* **DIRECTION**: Can you set down, exactly as they appear below, the lines from the opening of the material through the one bearing "<=7pt, shorten >=9pt]", minus the pictures?

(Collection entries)
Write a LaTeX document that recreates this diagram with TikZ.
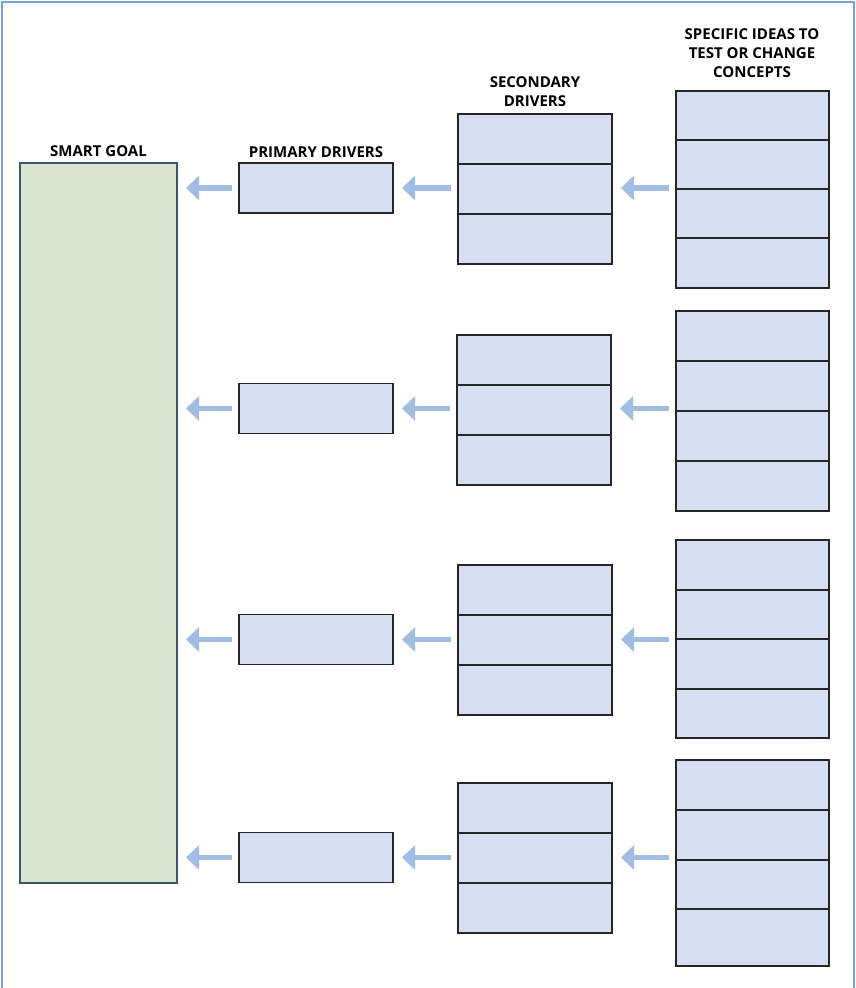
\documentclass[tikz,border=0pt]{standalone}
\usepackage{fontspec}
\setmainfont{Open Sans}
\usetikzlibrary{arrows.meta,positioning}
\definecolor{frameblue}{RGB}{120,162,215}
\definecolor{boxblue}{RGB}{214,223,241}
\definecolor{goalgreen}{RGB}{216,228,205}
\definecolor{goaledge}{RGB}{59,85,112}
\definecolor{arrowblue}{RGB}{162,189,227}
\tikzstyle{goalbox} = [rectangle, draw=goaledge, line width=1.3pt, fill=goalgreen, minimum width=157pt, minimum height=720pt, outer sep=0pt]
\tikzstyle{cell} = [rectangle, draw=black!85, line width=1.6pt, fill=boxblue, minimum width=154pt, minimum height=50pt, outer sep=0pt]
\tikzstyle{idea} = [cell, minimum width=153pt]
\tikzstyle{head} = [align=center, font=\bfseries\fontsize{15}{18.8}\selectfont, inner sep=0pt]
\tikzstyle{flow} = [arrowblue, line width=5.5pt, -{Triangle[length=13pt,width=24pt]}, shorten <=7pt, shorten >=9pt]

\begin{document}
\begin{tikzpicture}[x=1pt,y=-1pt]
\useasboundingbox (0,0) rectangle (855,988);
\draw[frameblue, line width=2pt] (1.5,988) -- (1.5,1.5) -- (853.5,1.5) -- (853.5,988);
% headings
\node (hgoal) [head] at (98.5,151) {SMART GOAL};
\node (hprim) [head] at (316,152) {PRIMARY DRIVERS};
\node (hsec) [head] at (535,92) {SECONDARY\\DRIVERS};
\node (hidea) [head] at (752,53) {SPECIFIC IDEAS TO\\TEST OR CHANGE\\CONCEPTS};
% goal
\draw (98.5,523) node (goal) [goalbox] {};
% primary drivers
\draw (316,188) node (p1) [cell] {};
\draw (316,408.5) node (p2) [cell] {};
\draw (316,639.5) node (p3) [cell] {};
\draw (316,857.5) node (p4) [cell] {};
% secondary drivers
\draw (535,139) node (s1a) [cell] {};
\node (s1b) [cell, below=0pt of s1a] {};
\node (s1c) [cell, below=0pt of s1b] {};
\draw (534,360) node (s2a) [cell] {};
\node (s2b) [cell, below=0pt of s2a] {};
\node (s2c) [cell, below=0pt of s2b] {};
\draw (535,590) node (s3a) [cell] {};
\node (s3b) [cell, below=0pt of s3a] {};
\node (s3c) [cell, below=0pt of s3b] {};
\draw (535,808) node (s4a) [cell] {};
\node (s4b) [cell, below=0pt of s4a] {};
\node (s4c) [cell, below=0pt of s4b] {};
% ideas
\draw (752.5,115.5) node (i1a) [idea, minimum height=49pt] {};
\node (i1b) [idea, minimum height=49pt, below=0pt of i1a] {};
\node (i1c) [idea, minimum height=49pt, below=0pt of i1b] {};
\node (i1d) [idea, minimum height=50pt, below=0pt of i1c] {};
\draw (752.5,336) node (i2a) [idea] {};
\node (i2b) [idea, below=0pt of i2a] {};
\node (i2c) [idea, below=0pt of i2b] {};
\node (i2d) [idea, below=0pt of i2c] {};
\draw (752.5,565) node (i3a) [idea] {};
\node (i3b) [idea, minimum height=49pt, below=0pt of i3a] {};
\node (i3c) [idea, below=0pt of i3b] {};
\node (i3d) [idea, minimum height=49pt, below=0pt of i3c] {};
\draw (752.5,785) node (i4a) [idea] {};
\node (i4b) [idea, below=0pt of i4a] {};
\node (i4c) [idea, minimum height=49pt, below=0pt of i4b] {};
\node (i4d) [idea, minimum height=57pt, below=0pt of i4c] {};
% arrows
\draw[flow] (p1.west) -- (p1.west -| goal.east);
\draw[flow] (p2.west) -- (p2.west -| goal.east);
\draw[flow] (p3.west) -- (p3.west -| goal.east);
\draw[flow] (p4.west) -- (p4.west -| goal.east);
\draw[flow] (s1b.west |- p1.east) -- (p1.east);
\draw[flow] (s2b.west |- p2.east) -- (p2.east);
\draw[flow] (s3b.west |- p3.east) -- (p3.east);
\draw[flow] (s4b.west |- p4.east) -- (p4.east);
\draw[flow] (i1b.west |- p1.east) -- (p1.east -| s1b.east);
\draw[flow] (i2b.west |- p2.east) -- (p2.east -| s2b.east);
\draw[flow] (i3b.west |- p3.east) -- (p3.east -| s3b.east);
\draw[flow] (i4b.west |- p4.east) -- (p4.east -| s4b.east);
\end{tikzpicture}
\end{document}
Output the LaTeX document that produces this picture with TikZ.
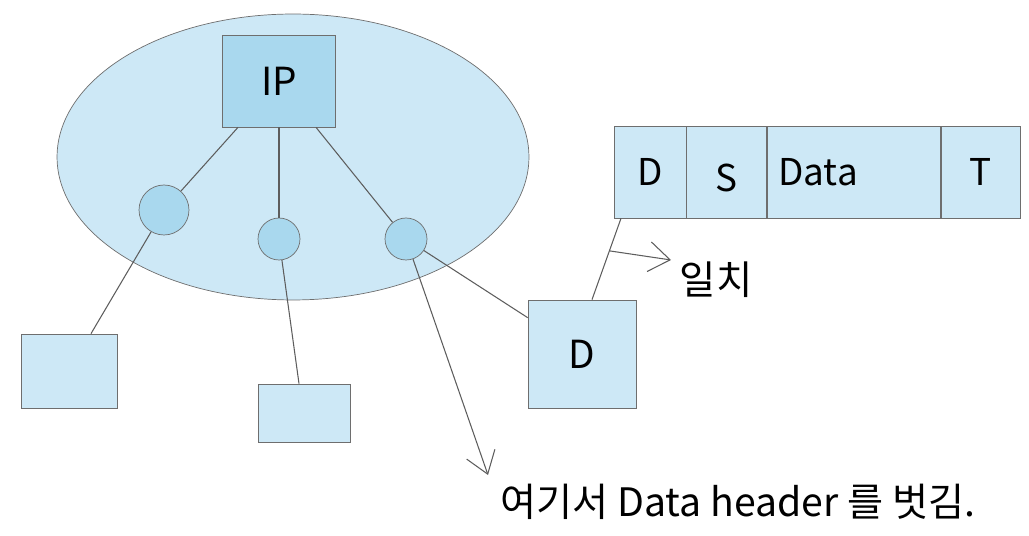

* **FINAL RESULT**:
Write a LaTeX document that recreates this diagram with TikZ.
\documentclass[tikz,border=0pt]{standalone}
\usepackage{fontspec}
\setmainfont{Open Sans}
\usetikzlibrary{arrows.meta,positioning}
\definecolor{frameblue}{RGB}{120,162,215}
\definecolor{boxblue}{RGB}{214,223,241}
\definecolor{goalgreen}{RGB}{216,228,205}
\definecolor{goaledge}{RGB}{59,85,112}
\definecolor{arrowblue}{RGB}{162,189,227}
\tikzstyle{goalbox} = [rectangle, draw=goaledge, line width=1.3pt, fill=goalgreen, minimum width=157pt, minimum height=720pt, outer sep=0pt]
\tikzstyle{cell} = [rectangle, draw=black!85, line width=1.6pt, fill=boxblue, minimum width=154pt, minimum height=50pt, outer sep=0pt]
\tikzstyle{idea} = [cell, minimum width=153pt]
\tikzstyle{head} = [align=center, font=\bfseries\fontsize{15}{18.8}\selectfont, inner sep=0pt]
\tikzstyle{flow} = [arrowblue, line width=5.5pt, -{Triangle[length=13pt,width=24pt]}, shorten <=7pt, shorten >=9pt]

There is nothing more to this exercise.